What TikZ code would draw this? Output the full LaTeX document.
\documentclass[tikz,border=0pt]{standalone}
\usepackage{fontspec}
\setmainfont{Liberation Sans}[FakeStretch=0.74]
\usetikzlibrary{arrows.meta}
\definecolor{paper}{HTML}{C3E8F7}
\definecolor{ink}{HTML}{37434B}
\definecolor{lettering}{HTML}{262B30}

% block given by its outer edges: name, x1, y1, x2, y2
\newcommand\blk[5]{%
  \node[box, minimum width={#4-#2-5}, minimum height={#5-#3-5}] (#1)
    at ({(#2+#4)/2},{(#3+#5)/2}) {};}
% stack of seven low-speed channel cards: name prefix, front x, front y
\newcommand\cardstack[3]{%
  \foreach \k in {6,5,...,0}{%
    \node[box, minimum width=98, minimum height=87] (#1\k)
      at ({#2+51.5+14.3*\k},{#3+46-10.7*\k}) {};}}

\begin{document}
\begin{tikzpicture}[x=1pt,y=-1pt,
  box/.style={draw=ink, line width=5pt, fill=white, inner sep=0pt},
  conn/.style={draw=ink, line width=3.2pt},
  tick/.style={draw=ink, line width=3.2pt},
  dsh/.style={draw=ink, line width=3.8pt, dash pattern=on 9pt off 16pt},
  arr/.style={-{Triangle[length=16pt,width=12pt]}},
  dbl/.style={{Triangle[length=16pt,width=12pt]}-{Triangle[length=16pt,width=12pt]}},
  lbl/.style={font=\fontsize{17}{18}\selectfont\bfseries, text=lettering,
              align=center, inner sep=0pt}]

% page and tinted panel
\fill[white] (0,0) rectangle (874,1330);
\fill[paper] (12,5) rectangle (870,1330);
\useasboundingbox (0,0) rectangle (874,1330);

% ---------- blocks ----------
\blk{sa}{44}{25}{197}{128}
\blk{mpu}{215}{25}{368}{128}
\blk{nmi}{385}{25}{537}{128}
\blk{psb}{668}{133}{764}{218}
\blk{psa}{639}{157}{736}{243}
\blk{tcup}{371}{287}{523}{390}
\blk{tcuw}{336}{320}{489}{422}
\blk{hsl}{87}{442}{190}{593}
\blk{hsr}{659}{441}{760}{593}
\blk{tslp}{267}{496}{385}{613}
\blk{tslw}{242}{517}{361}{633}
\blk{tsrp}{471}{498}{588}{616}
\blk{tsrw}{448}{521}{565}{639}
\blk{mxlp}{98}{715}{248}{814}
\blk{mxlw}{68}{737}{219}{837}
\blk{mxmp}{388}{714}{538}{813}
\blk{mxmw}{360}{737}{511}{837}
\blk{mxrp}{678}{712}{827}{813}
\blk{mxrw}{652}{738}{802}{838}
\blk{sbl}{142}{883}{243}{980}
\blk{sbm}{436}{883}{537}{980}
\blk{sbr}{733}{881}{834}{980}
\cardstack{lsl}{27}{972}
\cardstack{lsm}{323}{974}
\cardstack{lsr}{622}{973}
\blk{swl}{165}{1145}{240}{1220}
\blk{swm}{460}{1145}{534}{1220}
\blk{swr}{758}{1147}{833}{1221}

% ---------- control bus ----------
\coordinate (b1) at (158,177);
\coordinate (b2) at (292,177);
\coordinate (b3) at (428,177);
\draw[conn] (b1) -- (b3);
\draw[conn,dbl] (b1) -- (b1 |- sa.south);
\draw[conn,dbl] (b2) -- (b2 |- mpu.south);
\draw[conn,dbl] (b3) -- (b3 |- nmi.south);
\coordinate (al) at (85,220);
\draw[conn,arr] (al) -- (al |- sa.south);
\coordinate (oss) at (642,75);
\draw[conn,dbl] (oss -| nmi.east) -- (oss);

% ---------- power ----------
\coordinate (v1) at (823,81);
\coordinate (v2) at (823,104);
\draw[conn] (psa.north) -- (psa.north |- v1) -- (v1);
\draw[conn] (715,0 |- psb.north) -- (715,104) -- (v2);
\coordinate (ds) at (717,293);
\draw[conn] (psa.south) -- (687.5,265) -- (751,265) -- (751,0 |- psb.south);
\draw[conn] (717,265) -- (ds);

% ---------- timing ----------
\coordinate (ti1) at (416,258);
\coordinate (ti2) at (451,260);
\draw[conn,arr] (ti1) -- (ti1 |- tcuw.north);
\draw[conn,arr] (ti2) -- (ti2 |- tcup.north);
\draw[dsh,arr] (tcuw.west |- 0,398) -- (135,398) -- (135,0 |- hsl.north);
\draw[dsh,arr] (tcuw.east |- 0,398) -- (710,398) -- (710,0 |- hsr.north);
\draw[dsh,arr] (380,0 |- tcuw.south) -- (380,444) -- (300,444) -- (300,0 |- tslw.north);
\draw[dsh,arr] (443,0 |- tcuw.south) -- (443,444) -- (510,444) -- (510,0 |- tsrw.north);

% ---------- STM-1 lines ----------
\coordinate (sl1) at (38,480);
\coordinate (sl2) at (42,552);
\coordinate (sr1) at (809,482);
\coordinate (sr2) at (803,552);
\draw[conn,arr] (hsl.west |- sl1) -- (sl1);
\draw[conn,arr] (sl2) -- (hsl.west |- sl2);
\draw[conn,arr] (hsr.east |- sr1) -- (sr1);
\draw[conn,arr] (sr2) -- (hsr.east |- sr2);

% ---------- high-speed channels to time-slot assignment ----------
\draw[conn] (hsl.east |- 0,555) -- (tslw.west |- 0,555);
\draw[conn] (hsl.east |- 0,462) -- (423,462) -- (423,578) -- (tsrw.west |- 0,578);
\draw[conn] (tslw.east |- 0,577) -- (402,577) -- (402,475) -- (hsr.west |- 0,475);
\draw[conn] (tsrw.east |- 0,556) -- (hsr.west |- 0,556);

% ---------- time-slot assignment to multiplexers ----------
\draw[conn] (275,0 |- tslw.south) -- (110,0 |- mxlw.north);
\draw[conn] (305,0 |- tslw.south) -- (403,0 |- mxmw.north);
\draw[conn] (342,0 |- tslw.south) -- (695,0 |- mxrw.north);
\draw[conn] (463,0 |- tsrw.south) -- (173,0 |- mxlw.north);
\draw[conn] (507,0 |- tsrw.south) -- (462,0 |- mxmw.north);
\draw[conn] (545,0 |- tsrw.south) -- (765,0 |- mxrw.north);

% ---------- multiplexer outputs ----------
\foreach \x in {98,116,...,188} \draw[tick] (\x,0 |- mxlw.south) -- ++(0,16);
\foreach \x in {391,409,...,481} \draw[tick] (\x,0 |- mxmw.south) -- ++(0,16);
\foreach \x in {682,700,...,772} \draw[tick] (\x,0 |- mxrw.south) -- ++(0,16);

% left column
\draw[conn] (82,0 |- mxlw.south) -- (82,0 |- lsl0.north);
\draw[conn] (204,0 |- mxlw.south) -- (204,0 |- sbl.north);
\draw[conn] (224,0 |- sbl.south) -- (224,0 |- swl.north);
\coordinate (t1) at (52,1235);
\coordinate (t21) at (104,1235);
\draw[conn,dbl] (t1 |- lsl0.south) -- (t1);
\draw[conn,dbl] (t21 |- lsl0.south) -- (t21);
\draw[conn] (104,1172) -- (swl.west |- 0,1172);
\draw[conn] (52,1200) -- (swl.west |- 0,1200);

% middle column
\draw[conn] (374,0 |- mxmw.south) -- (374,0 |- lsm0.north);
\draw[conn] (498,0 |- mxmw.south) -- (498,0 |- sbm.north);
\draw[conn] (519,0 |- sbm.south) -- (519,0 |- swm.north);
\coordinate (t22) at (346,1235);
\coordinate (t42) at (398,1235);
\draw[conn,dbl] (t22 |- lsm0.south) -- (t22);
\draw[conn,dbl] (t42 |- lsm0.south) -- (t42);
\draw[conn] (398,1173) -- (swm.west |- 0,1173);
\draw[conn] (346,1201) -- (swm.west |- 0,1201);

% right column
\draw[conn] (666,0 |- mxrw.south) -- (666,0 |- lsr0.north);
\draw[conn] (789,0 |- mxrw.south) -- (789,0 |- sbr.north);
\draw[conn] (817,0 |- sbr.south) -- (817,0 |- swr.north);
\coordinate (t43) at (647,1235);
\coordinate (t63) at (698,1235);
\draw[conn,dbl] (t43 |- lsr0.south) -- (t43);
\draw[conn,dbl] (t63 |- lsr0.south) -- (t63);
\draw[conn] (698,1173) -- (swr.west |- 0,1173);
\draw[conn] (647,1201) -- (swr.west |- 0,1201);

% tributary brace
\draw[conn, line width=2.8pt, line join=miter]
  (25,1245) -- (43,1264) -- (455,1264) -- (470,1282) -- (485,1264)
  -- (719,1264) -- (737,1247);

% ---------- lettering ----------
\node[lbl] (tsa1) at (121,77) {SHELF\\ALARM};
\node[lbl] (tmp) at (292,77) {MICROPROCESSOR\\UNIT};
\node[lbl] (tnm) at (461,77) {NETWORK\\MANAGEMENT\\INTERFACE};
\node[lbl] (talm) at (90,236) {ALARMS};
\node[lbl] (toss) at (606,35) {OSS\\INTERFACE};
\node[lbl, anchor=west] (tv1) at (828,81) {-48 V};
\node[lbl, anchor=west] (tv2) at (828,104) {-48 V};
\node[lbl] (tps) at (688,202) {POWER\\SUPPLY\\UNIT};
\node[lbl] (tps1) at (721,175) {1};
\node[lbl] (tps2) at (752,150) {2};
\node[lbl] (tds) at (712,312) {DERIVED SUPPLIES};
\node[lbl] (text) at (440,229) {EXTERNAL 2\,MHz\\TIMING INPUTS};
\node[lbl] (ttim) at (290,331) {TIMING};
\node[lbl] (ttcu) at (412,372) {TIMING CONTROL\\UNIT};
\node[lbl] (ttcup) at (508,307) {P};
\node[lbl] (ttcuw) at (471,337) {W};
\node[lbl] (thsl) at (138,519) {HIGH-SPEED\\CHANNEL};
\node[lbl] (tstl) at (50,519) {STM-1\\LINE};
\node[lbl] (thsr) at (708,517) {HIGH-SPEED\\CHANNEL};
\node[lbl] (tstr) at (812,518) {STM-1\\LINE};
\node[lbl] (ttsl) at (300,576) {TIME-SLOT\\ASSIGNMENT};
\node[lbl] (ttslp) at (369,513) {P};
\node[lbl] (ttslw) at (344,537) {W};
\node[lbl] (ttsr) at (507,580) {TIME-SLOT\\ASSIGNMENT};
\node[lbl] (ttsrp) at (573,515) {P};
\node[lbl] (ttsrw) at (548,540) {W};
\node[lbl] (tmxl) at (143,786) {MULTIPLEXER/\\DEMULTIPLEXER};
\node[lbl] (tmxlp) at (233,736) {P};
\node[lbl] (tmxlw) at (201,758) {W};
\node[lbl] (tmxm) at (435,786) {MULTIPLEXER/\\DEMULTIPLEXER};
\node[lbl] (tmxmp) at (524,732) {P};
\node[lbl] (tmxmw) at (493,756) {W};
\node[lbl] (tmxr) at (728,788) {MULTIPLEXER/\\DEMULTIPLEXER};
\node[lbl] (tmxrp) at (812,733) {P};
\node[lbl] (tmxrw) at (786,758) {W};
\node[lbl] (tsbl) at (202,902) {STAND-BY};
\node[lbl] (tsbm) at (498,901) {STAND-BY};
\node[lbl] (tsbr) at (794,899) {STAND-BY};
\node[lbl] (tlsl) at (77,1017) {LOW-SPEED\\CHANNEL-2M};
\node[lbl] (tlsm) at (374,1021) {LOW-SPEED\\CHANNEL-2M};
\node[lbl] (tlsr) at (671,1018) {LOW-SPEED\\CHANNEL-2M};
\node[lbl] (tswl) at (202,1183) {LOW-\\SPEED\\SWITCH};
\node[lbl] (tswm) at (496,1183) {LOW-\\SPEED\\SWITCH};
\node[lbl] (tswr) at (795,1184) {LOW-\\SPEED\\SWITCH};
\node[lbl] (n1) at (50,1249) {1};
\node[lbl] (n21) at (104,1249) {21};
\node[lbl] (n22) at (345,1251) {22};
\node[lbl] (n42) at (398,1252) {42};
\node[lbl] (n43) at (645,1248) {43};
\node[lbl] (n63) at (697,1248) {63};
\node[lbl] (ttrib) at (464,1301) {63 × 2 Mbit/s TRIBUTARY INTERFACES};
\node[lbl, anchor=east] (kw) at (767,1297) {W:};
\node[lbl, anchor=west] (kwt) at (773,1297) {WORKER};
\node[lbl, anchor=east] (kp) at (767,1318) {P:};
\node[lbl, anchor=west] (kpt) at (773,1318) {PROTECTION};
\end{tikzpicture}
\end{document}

=-=-=

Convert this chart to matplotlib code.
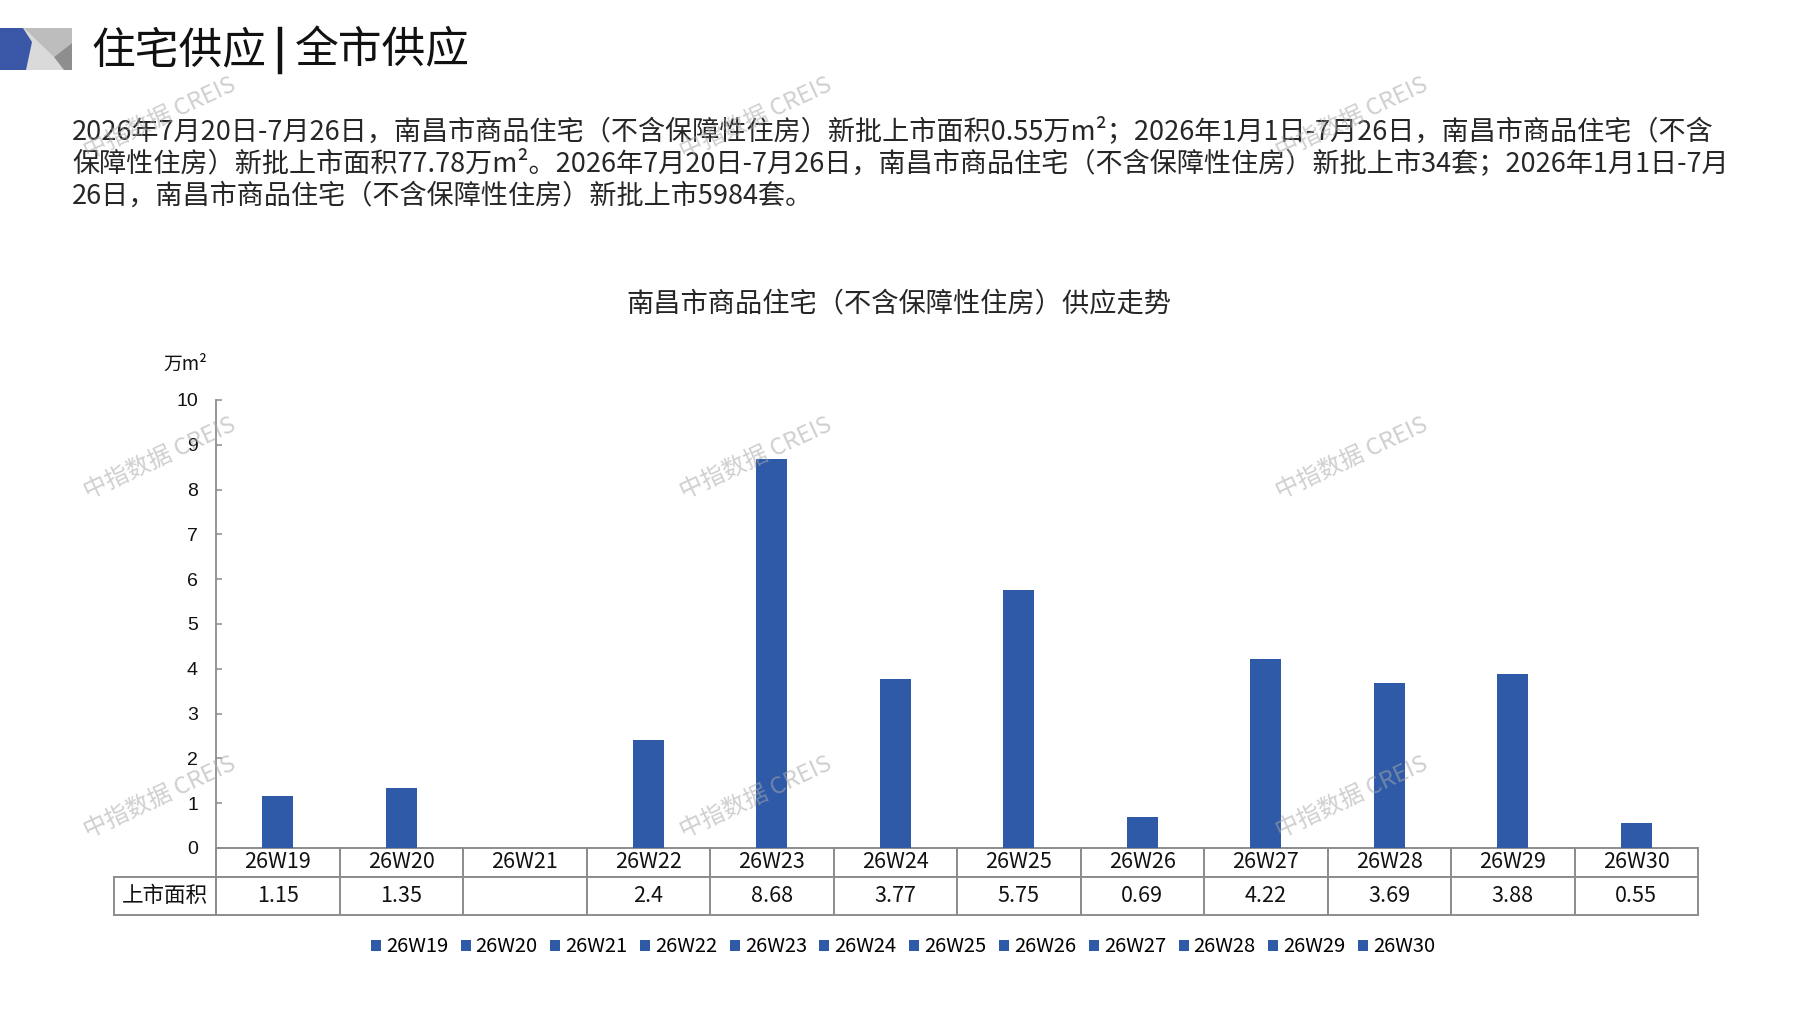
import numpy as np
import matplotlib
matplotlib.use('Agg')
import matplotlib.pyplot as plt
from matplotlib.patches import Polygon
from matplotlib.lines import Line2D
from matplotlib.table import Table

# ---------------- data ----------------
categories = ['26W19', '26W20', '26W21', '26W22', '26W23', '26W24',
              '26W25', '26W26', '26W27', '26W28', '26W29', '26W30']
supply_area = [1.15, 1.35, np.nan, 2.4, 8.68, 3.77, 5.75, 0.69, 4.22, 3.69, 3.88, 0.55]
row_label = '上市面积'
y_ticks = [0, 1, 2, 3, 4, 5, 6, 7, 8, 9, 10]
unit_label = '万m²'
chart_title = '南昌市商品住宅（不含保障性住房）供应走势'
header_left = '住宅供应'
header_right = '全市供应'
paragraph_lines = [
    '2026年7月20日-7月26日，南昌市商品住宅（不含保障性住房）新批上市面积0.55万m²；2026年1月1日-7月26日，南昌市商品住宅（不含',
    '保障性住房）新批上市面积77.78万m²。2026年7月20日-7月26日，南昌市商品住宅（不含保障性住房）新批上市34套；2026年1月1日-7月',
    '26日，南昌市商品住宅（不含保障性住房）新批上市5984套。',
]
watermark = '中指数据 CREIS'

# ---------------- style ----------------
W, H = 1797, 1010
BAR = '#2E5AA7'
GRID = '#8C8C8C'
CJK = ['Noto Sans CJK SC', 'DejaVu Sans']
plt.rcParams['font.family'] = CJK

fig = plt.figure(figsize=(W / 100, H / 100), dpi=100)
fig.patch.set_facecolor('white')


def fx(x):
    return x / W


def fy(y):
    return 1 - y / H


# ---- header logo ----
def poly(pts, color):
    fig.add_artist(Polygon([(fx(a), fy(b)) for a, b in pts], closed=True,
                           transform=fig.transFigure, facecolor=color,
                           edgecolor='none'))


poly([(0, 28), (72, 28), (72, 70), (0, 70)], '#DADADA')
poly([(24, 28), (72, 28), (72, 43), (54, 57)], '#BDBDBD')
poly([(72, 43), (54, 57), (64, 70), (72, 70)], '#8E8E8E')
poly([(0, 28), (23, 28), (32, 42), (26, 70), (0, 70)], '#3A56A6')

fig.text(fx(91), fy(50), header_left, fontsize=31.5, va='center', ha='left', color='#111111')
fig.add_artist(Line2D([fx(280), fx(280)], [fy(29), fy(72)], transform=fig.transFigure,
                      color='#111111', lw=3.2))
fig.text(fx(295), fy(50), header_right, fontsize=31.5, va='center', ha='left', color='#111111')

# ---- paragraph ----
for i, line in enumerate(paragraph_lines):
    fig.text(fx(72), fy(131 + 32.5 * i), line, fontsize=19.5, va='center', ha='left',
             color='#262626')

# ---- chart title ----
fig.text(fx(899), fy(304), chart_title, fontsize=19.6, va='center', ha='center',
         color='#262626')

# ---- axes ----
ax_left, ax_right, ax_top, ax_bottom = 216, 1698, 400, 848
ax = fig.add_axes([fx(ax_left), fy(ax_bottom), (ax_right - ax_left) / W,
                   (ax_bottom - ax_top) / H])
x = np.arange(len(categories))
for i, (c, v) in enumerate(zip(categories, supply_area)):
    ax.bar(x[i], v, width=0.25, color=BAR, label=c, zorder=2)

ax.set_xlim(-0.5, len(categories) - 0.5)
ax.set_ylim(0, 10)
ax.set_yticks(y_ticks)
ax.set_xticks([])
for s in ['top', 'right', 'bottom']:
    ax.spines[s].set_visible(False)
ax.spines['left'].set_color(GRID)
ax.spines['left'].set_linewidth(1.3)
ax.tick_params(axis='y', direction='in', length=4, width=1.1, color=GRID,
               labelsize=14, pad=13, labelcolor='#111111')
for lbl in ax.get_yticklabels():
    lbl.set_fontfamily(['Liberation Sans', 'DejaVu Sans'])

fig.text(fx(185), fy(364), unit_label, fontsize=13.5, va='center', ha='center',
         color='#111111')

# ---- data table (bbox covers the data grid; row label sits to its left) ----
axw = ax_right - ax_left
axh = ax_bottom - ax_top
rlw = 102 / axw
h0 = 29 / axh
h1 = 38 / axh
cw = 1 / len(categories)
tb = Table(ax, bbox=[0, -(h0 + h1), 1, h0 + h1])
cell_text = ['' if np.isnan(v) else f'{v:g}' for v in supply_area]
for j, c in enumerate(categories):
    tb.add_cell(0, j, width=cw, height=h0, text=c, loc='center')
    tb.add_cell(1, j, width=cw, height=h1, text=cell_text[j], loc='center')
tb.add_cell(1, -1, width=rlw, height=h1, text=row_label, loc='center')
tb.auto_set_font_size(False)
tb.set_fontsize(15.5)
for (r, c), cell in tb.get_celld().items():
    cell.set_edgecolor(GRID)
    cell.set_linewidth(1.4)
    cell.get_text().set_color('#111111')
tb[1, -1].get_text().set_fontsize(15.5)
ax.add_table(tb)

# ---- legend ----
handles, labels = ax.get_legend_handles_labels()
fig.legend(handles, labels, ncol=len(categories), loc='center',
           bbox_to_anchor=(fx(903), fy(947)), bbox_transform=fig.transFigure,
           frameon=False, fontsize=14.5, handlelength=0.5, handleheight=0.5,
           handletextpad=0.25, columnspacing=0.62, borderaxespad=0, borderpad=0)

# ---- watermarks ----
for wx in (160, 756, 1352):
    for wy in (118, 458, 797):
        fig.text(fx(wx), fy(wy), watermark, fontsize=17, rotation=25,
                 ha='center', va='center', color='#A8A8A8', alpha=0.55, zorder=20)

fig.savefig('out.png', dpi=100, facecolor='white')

=-=-=

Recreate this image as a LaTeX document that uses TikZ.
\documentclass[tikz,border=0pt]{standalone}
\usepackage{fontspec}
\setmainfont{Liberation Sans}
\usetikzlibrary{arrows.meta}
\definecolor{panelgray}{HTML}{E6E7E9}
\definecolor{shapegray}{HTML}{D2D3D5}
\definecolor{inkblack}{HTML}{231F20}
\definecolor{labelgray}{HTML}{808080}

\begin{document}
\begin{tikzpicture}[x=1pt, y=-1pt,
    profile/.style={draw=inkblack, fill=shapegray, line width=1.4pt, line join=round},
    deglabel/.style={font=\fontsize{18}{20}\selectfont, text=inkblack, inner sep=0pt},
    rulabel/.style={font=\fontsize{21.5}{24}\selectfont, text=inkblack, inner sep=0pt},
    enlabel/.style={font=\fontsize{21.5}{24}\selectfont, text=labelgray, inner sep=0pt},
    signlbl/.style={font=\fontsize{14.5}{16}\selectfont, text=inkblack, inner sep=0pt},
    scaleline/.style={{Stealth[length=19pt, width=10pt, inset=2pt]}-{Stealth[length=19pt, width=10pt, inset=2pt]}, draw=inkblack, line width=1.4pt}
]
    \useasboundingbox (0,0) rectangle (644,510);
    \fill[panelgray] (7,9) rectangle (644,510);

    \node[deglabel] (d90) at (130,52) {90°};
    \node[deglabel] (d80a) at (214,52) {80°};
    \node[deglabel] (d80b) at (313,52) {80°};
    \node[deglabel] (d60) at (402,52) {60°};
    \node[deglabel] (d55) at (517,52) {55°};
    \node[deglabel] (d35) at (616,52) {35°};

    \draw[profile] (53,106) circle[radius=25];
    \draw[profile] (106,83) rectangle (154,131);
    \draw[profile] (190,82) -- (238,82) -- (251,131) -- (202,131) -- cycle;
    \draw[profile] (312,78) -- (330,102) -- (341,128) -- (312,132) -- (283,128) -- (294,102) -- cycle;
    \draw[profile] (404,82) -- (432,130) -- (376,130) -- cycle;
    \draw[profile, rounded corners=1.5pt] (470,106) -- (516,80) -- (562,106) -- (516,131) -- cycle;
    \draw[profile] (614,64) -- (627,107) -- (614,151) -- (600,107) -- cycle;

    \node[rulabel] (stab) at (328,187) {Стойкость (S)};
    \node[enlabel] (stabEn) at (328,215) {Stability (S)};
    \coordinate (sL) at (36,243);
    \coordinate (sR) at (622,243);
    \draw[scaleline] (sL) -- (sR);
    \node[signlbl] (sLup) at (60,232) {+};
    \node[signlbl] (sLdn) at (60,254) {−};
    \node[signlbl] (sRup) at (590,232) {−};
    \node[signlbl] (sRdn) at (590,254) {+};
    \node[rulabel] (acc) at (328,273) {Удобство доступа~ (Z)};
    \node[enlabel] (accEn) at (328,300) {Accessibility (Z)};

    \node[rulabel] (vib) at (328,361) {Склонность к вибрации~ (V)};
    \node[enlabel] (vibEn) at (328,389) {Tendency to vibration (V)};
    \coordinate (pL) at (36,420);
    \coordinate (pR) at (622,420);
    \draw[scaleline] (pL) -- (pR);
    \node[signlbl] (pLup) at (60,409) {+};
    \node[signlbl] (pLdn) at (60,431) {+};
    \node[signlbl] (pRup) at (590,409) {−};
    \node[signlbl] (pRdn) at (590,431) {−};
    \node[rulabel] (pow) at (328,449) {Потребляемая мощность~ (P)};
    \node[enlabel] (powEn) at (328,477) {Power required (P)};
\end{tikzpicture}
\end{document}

=-=-=

■ EXERCISE INSTRUCTIONS: Skip the pictures and repeat, word for word, the lines from the one containing "Convert this chart to matplotlib code." to the one containing "from matplotlib.table import Table", keeping both of those lines.

■ EXPECTED ANSWER:
Convert this chart to matplotlib code.
import numpy as np
import matplotlib
matplotlib.use('Agg')
import matplotlib.pyplot as plt
from matplotlib.patches import Polygon
from matplotlib.lines import Line2D
from matplotlib.table import Table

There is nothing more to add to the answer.